Sunshine. Vandalism. Rants about language. New words.

 Today began bright and sunny. It grew dull later but maybe by late afternoon the sun will have come out again. This has happened quite frequently of late.


Around here we have lots of dry stone walls. It’s a local feature, marking the old boundaries of fields, sometimes tumbling down nowadays, but also bordering some of our back roads.


 Recently some local vandals seem to have discovered the joy of pushing the neat top layer of stones off the wall and into the undergrowth on the other side. If anyone ever gets round to putting them back, it’s going to demand a major piece of work retrieving them.



Writer Louis de Berniêres was having a bit of a rant in yesterday’s Guardian, or maybe the day’s before that. He was objecting initially to people throwing rubbish out of car windows, mostly wrappings from fast food outlets. I’m with him on that; when their is some sporting event at the cricket club up thenroad from here, it is very common next morning to find the grass verge littered with all sorts of mess, where cars have been parked and food of one kind or another has been consumed and the detritus left behind. 


Mostly, however, he wanted to talk about use of language, as like me he suffers from misosaskopeslexis whih is a “Greek”word he invented to mean hatred of pointless words. More specifically he objects to the use of the word “like”, liberally inserted into so many sentences. “I once went to speak to a sixth-form group, “ he wrote, “where one perfectly intelligent young woman said “like” so much that it took her five minutes to say something that should have taken five seconds. The effect was embarrassing and bewildering.

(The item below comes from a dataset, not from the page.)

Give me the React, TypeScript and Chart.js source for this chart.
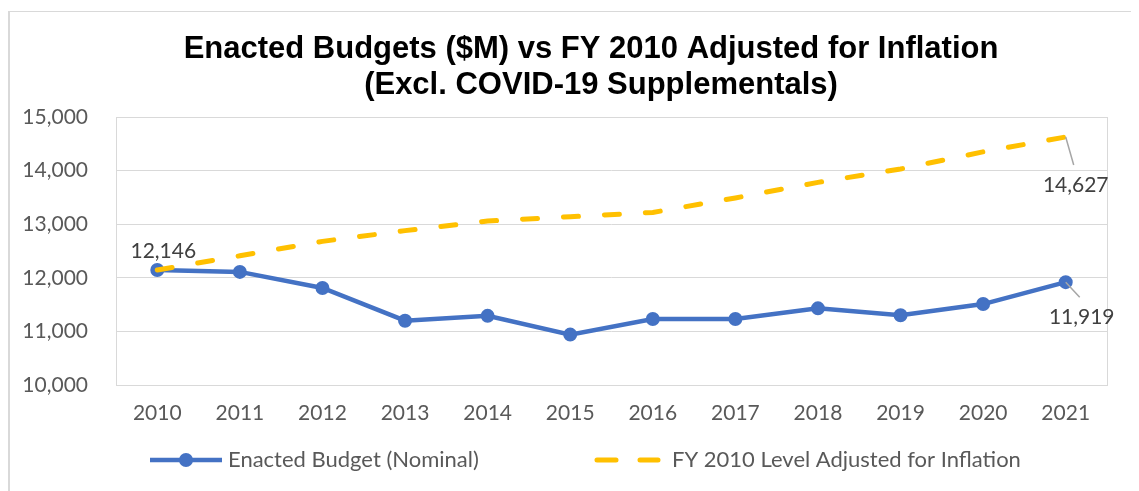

Afterwards, in private, I begged her to stop doing it.”


Like me he also finds the disappearance of the letter “t” annoying: “Glottal stops are thriving like Himalayan balsam on the banks of a beck.


He even gave us a bit of Mardle - Norfolk dialect, probably now fading away like so many local dialect, replaced often by Essex-speak: “It is part of the continuing tragedy of our loss of regional dialect. Oi’m a proper vexed bout thaht, bor. Oi’d a rather be a hearin good ol Mardle, speakin pussnally.”

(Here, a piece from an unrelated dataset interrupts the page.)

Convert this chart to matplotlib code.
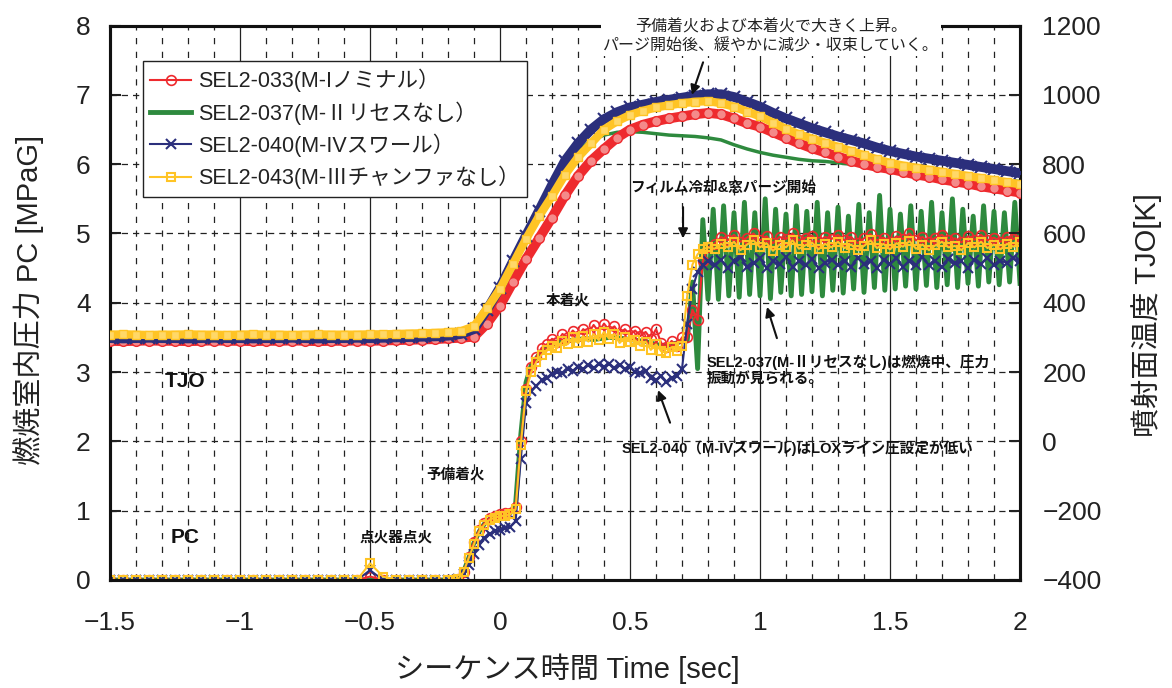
import numpy as np
import matplotlib
matplotlib.use("Agg")
import matplotlib.pyplot as plt
from matplotlib.ticker import MultipleLocator

plt.rcParams['font.family'] = ['Liberation Sans', 'Noto Sans CJK JP']
plt.rcParams['axes.unicode_minus'] = True

# ---- data -------------------------------------------------------------
labels = ["SEL2-033(M-Iノミナル）", "SEL2-037(M-Ⅱリセスなし）",
          "SEL2-040(M-IVスワール）", "SEL2-043(M-Ⅲチャンファなし）"]

# TJO [K], sampled every 0.05 s from -1.5 to 2.0
tjo_t = np.round(np.arange(-1.5, 2.0001, 0.05), 2)
tjo_red = [290, 289, 290, 291, 290, 290, 289, 290, 291, 290, 290, 289, 290, 290, 291, 290, 289, 290, 290, 291, 290,
           291, 292, 293, 294, 295, 297, 299, 302, 340, 392, 460, 526, 586, 646, 710, 766, 810, 844, 876, 900,
           914, 924, 932, 938, 944, 948, 944, 932, 918, 908, 892, 876, 860, 846, 834, 822, 810, 800, 792, 786,
           778, 770, 764, 756, 750, 744, 736, 730, 724, 718]
tjo_grn = [300, 301, 300, 299, 300, 300, 301, 300, 300, 299, 300, 301, 300, 300, 299, 300, 301, 300, 300, 300, 300,
           300, 301, 302, 303, 304, 306, 312, 330, 390, 460, 532, 606, 676, 744, 800, 840, 868, 884, 892, 894,
           892, 888, 884, 882, 880, 876, 870, 856, 844, 834, 826, 820, 814, 810, 808, 804, 800, 798, 794, 790,
           786, 782, 778, 774, 770, 766, 762, 758, 754, 750]
tjo_nav = [298, 297, 298, 299, 298, 298, 297, 298, 299, 298, 298, 297, 298, 298, 299, 298, 297, 298, 298, 299, 298,
           299, 300, 301, 302, 303, 305, 310, 324, 380, 444, 520, 594, 666, 740, 810, 860, 900, 930, 950, 964,
           972, 980, 986, 992, 998, 1002, 1002, 994, 980, 966, 948, 932, 918, 904, 892, 880, 870, 860, 848, 838,
           830, 822, 816, 810, 804, 798, 792, 786, 780, 774]
tjo_yel = [308, 309, 308, 307, 308, 308, 309, 308, 308, 307, 308, 309, 308, 308, 307, 308, 309, 308, 308, 308, 309,
           309, 310, 311, 312, 313, 315, 318, 332, 384, 440, 512, 584, 650, 708, 770, 820, 860, 900, 924, 942,
           954, 964, 970, 976, 980, 982, 976, 966, 952, 938, 920, 902, 886, 874, 862, 850, 838, 826, 814, 804,
           796, 790, 784, 778, 772, 766, 760, 754, 748, 742]

# PC [MPaG] sample times
pc_t_a = np.round(np.arange(-1.5, -0.199, 0.05), 3)      # 27
pc_t_b = np.round(np.arange(-0.18, 0.1001, 0.02), 3)     # 15
pc_t_c = np.round(np.arange(0.12, 0.7001, 0.02), 3)      # 30
pc_t_d = [0.72, 0.74, 0.76, 0.78, 0.80]
pc_t_e = np.round(np.arange(0.825, 2.0001, 0.025), 3)    # 48
osc_t = np.round(np.arange(0.72, 2.0001, 0.02), 3)       # 65 (SEL2-037)

red_a = [0, 0, 0, 0, 0, 0, 0, 0, 0, 0, 0, 0, 0, 0, 0, 0, 0, 0, 0, 0, 0.05, 0, 0, 0, 0, 0, 0]
yel_a = [0, 0, 0, 0, 0, 0, 0, 0, 0, 0, 0, 0, 0, 0, 0, 0, 0, 0, 0, 0, 0.24, 0.05, 0, 0, 0, 0, 0]
nav_a = [0, 0, 0, 0, 0, 0, 0, 0, 0, 0, 0, 0, 0, 0, 0, 0, 0, 0, 0, 0, 0.14, 0, 0, 0, 0, 0, 0]
grn_a = [0, 0, 0, 0, 0, 0, 0, 0, 0, 0, 0, 0, 0, 0, 0, 0, 0, 0, 0, 0, 0, 0, 0, 0, 0, 0, 0]

red_b = [0.0, 0.02, 0.12, 0.33, 0.55, 0.72, 0.82, 0.9, 0.93, 0.95, 0.96, 0.97, 1.05, 2.0, 2.75]
yel_b = [0.0, 0.02, 0.12, 0.32, 0.52, 0.7, 0.8, 0.87, 0.9, 0.92, 0.93, 0.95, 1.02, 1.95, 2.72]
nav_b = [0.0, 0.01, 0.08, 0.22, 0.38, 0.5, 0.6, 0.66, 0.7, 0.72, 0.75, 0.77, 0.85, 1.75, 2.55]
grn_b = [0.0, 0.02, 0.12, 0.32, 0.54, 0.7, 0.81, 0.88, 0.92, 0.94, 0.95, 0.97, 1.1, 2.1, 2.85]

red_c = [3.08, 3.22, 3.35, 3.4, 3.48, 3.44, 3.55, 3.5, 3.6, 3.52, 3.62, 3.56, 3.68, 3.58, 3.7,
         3.6, 3.66, 3.55, 3.62, 3.54, 3.6, 3.52, 3.58, 3.48, 3.62, 3.42, 3.36, 3.45, 3.38, 3.5]
yel_c = [3.0, 3.15, 3.25, 3.32, 3.38, 3.35, 3.45, 3.4, 3.5, 3.42, 3.52, 3.44, 3.55, 3.46, 3.58,
         3.48, 3.55, 3.42, 3.5, 3.44, 3.46, 3.38, 3.44, 3.32, 3.4, 3.3, 3.28, 3.36, 3.3, 3.38]
nav_c = [2.72, 2.8, 2.88, 2.92, 2.97, 3.0, 2.98, 3.05, 3.02, 3.08, 3.04, 3.1, 3.06, 3.12, 3.08,
         3.12, 3.06, 3.1, 3.04, 3.08, 3.0, 2.98, 3.02, 2.92, 2.88, 2.95, 2.86, 2.92, 2.95, 3.05]
grn_c = [3.1, 3.2, 3.3, 3.36, 3.4, 3.42, 3.44, 3.45, 3.46, 3.47, 3.48, 3.48, 3.47, 3.48, 3.49,
         3.5, 3.5, 3.49, 3.48, 3.47, 3.46, 3.45, 3.44, 3.42, 3.4, 3.38, 3.38, 3.4, 3.42, 3.45]

red_d = [3.5, 3.9, 3.75, 4.6, 4.8]
yel_d = [4.1, 4.55, 4.7, 4.77, 4.8]
nav_d = [3.7, 4.2, 4.45, 4.55, 4.6]

red_e = [4.85, 4.95, 4.9, 4.98, 4.88, 4.94, 5.0, 4.9, 4.96, 4.86, 4.95, 4.92, 5.0, 4.9, 4.94, 4.97,
         4.88, 4.95, 4.92, 4.98, 4.9, 4.95, 4.86, 4.93, 4.99, 4.9, 4.94, 4.88, 4.96, 4.92, 5.0, 4.9,
         4.95, 4.88, 4.94, 4.98, 4.9, 4.93, 4.87, 4.96, 4.91, 4.98, 4.9, 4.94, 4.88, 4.95, 4.92, 4.97]
yel_e = [4.78, 4.85, 4.8, 4.88, 4.76, 4.84, 4.9, 4.8, 4.86, 4.75, 4.84, 4.8, 4.9, 4.78, 4.83, 4.87,
         4.77, 4.85, 4.8, 4.88, 4.79, 4.84, 4.76, 4.82, 4.9, 4.79, 4.85, 4.77, 4.86, 4.81, 4.89, 4.78,
         4.84, 4.76, 4.83, 4.88, 4.8, 4.82, 4.76, 4.86, 4.8, 4.88, 4.79, 4.84, 4.77, 4.85, 4.81, 4.87]
nav_e = [4.55, 4.62, 4.5, 4.6, 4.66, 4.52, 4.58, 4.64, 4.5, 4.6, 4.56, 4.66, 4.52, 4.6, 4.55, 4.63,
         4.5, 4.58, 4.62, 4.54, 4.6, 4.52, 4.65, 4.56, 4.6, 4.5, 4.62, 4.56, 4.64, 4.52, 4.6, 4.55,
         4.66, 4.54, 4.6, 4.52, 4.63, 4.57, 4.6, 4.5, 4.62, 4.56, 4.65, 4.55, 4.6, 4.58, 4.64, 4.6]
# SEL2-037 pressure oscillation after purge start
grn_osc = [3.45, 4.3, 3.05, 5.2, 4.05, 5.35, 4.05, 5.4, 4.1, 5.3, 4.08, 5.45, 4.12, 5.3, 4.1, 5.5,
           4.06, 5.35, 4.15, 5.28, 4.1, 5.4, 4.12, 5.32, 4.16, 5.45, 4.1, 5.3, 4.18, 5.38, 4.14, 5.25,
           4.2, 5.42, 4.15, 5.3, 4.22, 5.55, 4.18, 5.35, 4.2, 5.28, 4.24, 5.4, 4.2, 5.32, 4.25, 5.45,
           4.22, 5.3, 4.26, 5.5, 4.22, 5.35, 4.28, 5.25, 4.24, 5.4, 4.3, 5.32, 4.26, 5.3, 4.3, 5.45, 4.28]

pc_t = np.concatenate([pc_t_a, pc_t_b, pc_t_c, pc_t_d, pc_t_e])
pc_t_grn = np.concatenate([pc_t_a, pc_t_b, pc_t_c, osc_t])
pc_red = red_a + red_b + red_c + red_d + red_e
pc_yel = yel_a + yel_b + yel_c + yel_d + yel_e
pc_nav = nav_a + nav_b + nav_c + nav_d + nav_e
pc_grn = grn_a + grn_b + grn_c + grn_osc

RED = '#ee2a2e'
GRN = '#2e8a3e'
NAV = '#2b2f7c'
YEL = '#ffc425'

# ---- figure -----------------------------------------------------------
fig = plt.figure(figsize=(11.72, 6.88), dpi=100)
ax = fig.add_axes([0.0939, 0.157, 0.7764, 0.8058])
ax2 = ax.twinx()

ax.set_xlim(-1.5, 2.0)
ax.set_ylim(0, 8)
ax2.set_ylim(-400, 1200)

# PC curves (left axis)
ax.plot(pc_t_grn, pc_grn, color=GRN, lw=3.5, zorder=2)
ax.plot(pc_t, pc_red, color=RED, lw=1.5, marker='o', ms=7, mfc='none', mec=RED, mew=1.2, zorder=3)
ax.plot(pc_t, pc_nav, color=NAV, lw=1.5, marker='x', ms=7, mew=1.5, zorder=3)
ax.plot(pc_t, pc_yel, color=YEL, lw=1.5, marker='s', ms=6, mfc='none', mec=YEL, mew=1.5, zorder=4)

# TJO curves (right axis)
ax2.plot(tjo_t, tjo_grn, color=GRN, lw=2.5, zorder=2)
ax2.plot(tjo_t, tjo_red, color=RED, lw=7, marker='o', ms=7, mfc='#f48a8a', mec=RED, mew=1, zorder=3)
ax2.plot(tjo_t, tjo_nav, color=NAV, lw=7, marker='x', ms=8, mew=1.5, zorder=3)
ax2.plot(tjo_t, tjo_yel, color=YEL, lw=6, marker='s', ms=6, mfc='#ffd868', mec=YEL, mew=1, zorder=4)

# grid
ax.xaxis.set_major_locator(MultipleLocator(0.5))
ax.xaxis.set_minor_locator(MultipleLocator(0.1))
ax.yaxis.set_major_locator(MultipleLocator(1))
ax.xaxis.grid(True, which='major', color='#222222', lw=0.9, ls='-')
ax.xaxis.grid(True, which='minor', color='#222222', lw=0.9, ls=(0, (5, 6)))
ax.yaxis.grid(True, which='major', color='#222222', lw=0.9, ls=(0, (5, 4)))
ax.set_axisbelow(True)

ax.set_xticks([-1.5, -1, -0.5, 0, 0.5, 1, 1.5, 2])
ax.set_xticklabels(['−1.5', '−1', '−0.5', '0', '0.5', '1', '1.5', '2'])
ax.tick_params(axis='x', which='both', length=0, pad=22, labelsize=19, colors='#222222')
ax.tick_params(axis='y', direction='in', length=8, width=1.5, pad=14, labelsize=19, colors='#222222')
ax2.set_yticks(np.arange(-400, 1201, 200))
ax2.tick_params(axis='y', direction='in', length=8, width=1.5, pad=16, labelsize=19, colors='#222222')

for a in (ax, ax2):
    for s in a.spines.values():
        s.set_linewidth(2.2)
        s.set_color('#111111')

ax.set_xlabel('シーケンス時間 Time [sec]', fontsize=21, color='#222222')
ax.set_ylabel('燃焼室内圧力 PC [MPaG]', fontsize=21, color='#222222')
ax2.set_ylabel('噴射面温度 TJO[K]', fontsize=21, color='#222222')
ax.xaxis.set_label_coords(0.503, -0.132)
ax.yaxis.set_label_coords(-0.073, 0.505)
ax2.yaxis.set_label_coords(1.122, 0.478)

# legend
handles = ax.get_lines()
order = [1, 0, 2, 3]
leg = ax2.legend([handles[i] for i in order], labels, loc='upper left',
                 bbox_to_anchor=(0.036, 0.936), borderaxespad=0, fontsize=15.5,
                 numpoints=1, handlelength=1.9, handletextpad=0.3, labelspacing=0.42,
                 borderpad=0.35, fancybox=False, framealpha=1, edgecolor='#222222')
leg.get_frame().set_linewidth(1.0)
for txt in leg.get_texts():
    txt.set_color('#222222')

# annotations (placed in PC coordinates)
tr = ax.transData
bold = dict(fontsize=10.5, fontweight='bold', color='#111111', transform=tr, zorder=6)
ax2.text(-1.21, 2.86, 'TJO', ha='center', va='center', fontsize=15, fontweight='bold', color='#111111', transform=tr)
ax2.text(-1.21, 0.62, 'PC', ha='center', va='center', fontsize=15, fontweight='bold', color='#111111', transform=tr)
ax2.text(-0.40, 0.61, '点火器点火', ha='center', va='center', **bold)
ax2.text(-0.17, 1.52, '予備着火', ha='center', va='center', **bold)
ax2.text(0.262, 4.04, '本着火', ha='center', va='center', **bold)
ax2.text(0.858, 5.66, 'フィルム冷却&窓パージ開始', ha='center', va='center', **bold)
ax2.text(0.796, 3.02, 'SEL2-037(M-Ⅱリセスなし)は燃焼中、圧力\n振動が見られる。',
         ha='left', va='center', linespacing=1.25, **bold)
ax2.text(0.469, 1.90, 'SEL2-040（M-IVスワール)はLOXライン圧設定が低い', ha='left', va='center', **bold)
ax2.text(1.042, 7.84, '予備着火および本着火で大きく上昇。\nパージ開始後、緩やかに減少・収束していく。',
         ha='center', va='center', fontsize=11.5, color='#222222', linespacing=1.3, transform=tr,
         zorder=7, clip_on=False,
         bbox=dict(boxstyle='square,pad=0.15', fc='white', ec='none'))

arrow = dict(arrowstyle='-|>', color='#111111', lw=1.5, mutation_scale=14, shrinkA=0, shrinkB=0)
ax2.annotate('', xy=(0.738, 7.0), xytext=(0.781, 7.47), xycoords=tr, textcoords=tr, arrowprops=arrow, zorder=7)
ax2.annotate('', xy=(0.704, 4.93), xytext=(0.704, 5.38), xycoords=tr, textcoords=tr, arrowprops=arrow, zorder=7)
ax2.annotate('', xy=(1.027, 3.94), xytext=(1.065, 3.49), xycoords=tr, textcoords=tr, arrowprops=arrow, zorder=7)
ax2.annotate('', xy=(0.608, 2.74), xytext=(0.654, 2.27), xycoords=tr, textcoords=tr, arrowprops=arrow, zorder=7)

fig.savefig('out.png', dpi=100)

As for me, I find myself also seething about pretentious and incorrect use of foreign language, especially on signs and notices. A local cafe has a menu on a printed notice outside the door, including ‘soup de jour’. I have had ton restrain myself from going in to explain that you can have “soupe (with an ‘e’ please note) de poisson” - fish soup - and ‘soupe de tomates’ - tomato soup -  but not ‘soupe (even with an ‘e’) de jour - day soup, made from cooked days! It has to be “soupe du jour” - soup of the day. And why not just advertise ‘soup of the day’, using English? Which I think all the people around here speak quite well!


On the subject of language, here’s a word that was the OED’s ‘word of the day’ recently: 


Broughtupsy- Caribbean for good manners and courteous behaviour resulting from a good upbringing, decency, propriety.


I like to think our children had a good broughtupsy.


Life foes on. Stay safe and well, everyone.